Keith Jarrett's masterful Testament

Keith Jarrett’s Paris/London: Testament (on the ECM label), a three-CD set consisting of two live solo concerts, is a stunning album, a career peak.

I’ve seen Jarrett play solo at Carnegie Hall twice in the past few years and my jaw dropped at both. (Both concerts were recorded; one was released as an album in 2006, which I listed as the second-best of that year, topped only by Ornette Coleman’s Sound Grammar.) But those New York dates were nothing compared to what Jarrett ekes from the keyboard here.

All of the music is totally improvised, not in the sense of typical jazz improvisations, which take off from a standard song or theme. No, Jarrett sits at the piano and invents something entirely from scratch, extends it for a while, stops, then invents something else entirely from scratch, then does it again, and again, and again.

A couple decades ago, Jarrett would spin rhapsodic with these improvisations, for an hour or more. Lately, he’s tightened up, treating them as pieces of a suite. Of the 20 tracks on these three discs, only five last longer (and, even then, they’re just a little bit longer) than 10 minutes. They’re so tight, you’d think they were well-wrought compositions.

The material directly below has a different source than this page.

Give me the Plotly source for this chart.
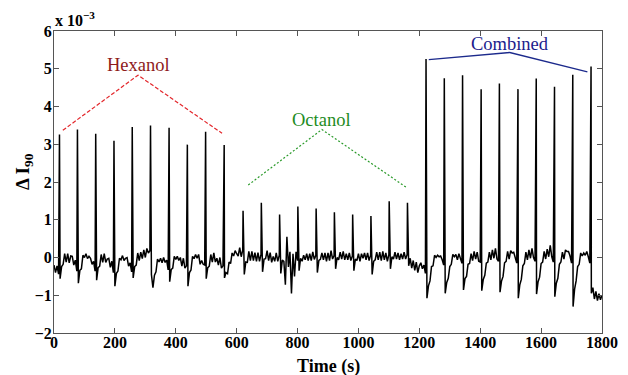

It must be exhausting to do this.

Disc 1, recorded at the Salle Pleyel in Paris on Nov. 26 of last year, is riveting: dense tone clusters, stormy sheets of sound, like something out of late Debussy, but with a knife-sharp blues edge. The fever is so pitched that when he segues into an elegy toward the end of the concert, it feels like some barrier has been broken; the effect is heroic.

The concert on Discs 2 and 3, laid down just five days later at the Royal Festival Hall in London, is structured more like the other Jarrett solo concerts I’ve seen, alternating between abstract constructions and stirring ballads. But he’s digging deeper into his melodies, stretching wider in his harmonies, at once anchoring and altering the rhythms with more swing and soul than usual. The middle of the concert, from the start of Disc 3, weighs down a bit, but he bursts free of the repetition with a gospel cadence that’s rollicking in its intensity.

It brings down the house.

Martin Pearson’s engineering is, as always, superb, capturing the piano’s percussive glow; the bass notes grumble clearly, and the pedal action is palpable.

P.S. Yes, Keith hums and moans now and then, and it can be distracting. But if he really needs these eruptions to summon such depths of music, then I'd say the trade-off is worth it.